Close to Her Heart: Terri Hoehn’s life depends on an implantable cardiac defibrillator
BY PATTI SMITH; PHOTOGRAPHY BY VAL SCHOGER
Congestive heart failure. It was a diagnosis that a 39-year-old woman was not prepared to hear. Terri Hoehn knew something was wrong. For days she had been short of breath, suffered extreme fatigue, and she had to sleep sitting up because she couldn’t breathe when lying down. Congestive heart failure, however, did not enter her mind.
Fatigue and shortness of breath were the biggest indicators that Terri had a serious problem. “When your heart is messed up, it’s literally like a battery—as far as your energy goes. When it’s not working, you’re not working. It’s not optional. You don’t push through.”
Terri was too young to have such a serious heart condition and, with her tanned skin, blonde hair, and red fingernails, she did not look sick. But Terri wasn’t typical, and she was past the point of sick. She was dying.

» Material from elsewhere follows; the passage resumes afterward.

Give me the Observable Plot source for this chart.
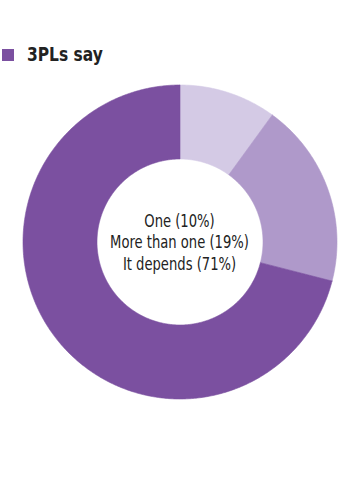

“The third day in the hospital they told me I needed to get my affairs in order. They told me to sign my living will and do my last will and testament, and have it notarized, so I had to do it that day,” she recalls. There was a moment of fear when Terri received her diagnosis. Everything felt surreal. She expected her problem to be something simple and easy to fix, not a life or death diagnosis.
Terri was prescribed several medications, and specialists performed cardiac ablations on her heart to try to repair the chaotic arrhythmia she was experiencing.
Procedures and medications worked for a few years but the medicine made Terri forgetful. Her mind wasn’t sharp, and that wouldn’t work for Terri, whose career in banking demanded clarity and a quick-thinking mind. Without the medication, doctors told her that her heart would continue to deteriorate. Not ready for death in her early 40s, Terri talked to her doctor who recommended installing a pacemaker. Terri’s life has been 100 percent dependent upon it. Her latest model, her fourth, is a wireless implantable cardiac defibrillator, which keeps her heart beating steady and strong. If abnormal heart rhythm is detected, the built-in defibrillator shocks her heart to restore its beat to normal.

“You can feel it working when it shocks you for sure,” Terri says. “You can feel when your heart is out of rhythm, and you can barely feel it being corrected by the pacemaker.”
Fatigue and shortness of breath were the biggest indicators that Terri had a serious problem. “When your heart is messed up, it’s literally like a battery—as far as your energy goes. When it’s not working, you’re not working.
It’s not optional. You don’t push through.”
Terri’s never-give-up attitude has carried her through the darkest moments of her journey. It’s not always easy, especially when it causes long-term life interruptions. She knows that positive thinking is essential, and she has learned other valuable lessons that can help someone else who is facing life on a machine.
For instance, in addition to depending on her ICD, Terri has had to learn to depend on the power of prayer and people closest to her for support. Her good friend, Ann Henry, has been by her side from the very beginning, and helped bring out the fighter in Terri. “I am independent to a fault,” she says. “One of the biggest lessons is that you have to depend on people. I was never used to that, but I’m used to it now.”
Terri also had to accept her limitations and that her life was different. She had to force herself not to dwell on her condition or the fact she is reliant upon a machine to do its job. “I wouldn’t be here without it,” she says.
“It changes who you are, and it changes what you can do, and you just kind of have to embrace it.”
Terri, in charge of business development for Centennial Bank in Panama City Beach, receives a boost every time someone is shocked to learn she has a serious health condition because you would never know it unless she shared it.
During her last long hospital stay two years ago, Terri had to take leave from work for several weeks. When she returned, a coworker whom Terri says did not say much to anyone, said to her, “I never knew you had those problems. You are very, very cool.”
“That meant a lot to me,” Terri says. Until then, the only people who knew were those closest to her.
Terri, who is active in her job and in community organizations, shares her story here to inspire and encourage others who depend on technology to live their best life. “Surround yourself with positive, energetic people,” she says. And to everyone else: “Be supportive and not judgmental. You have no idea what someone else is going through.”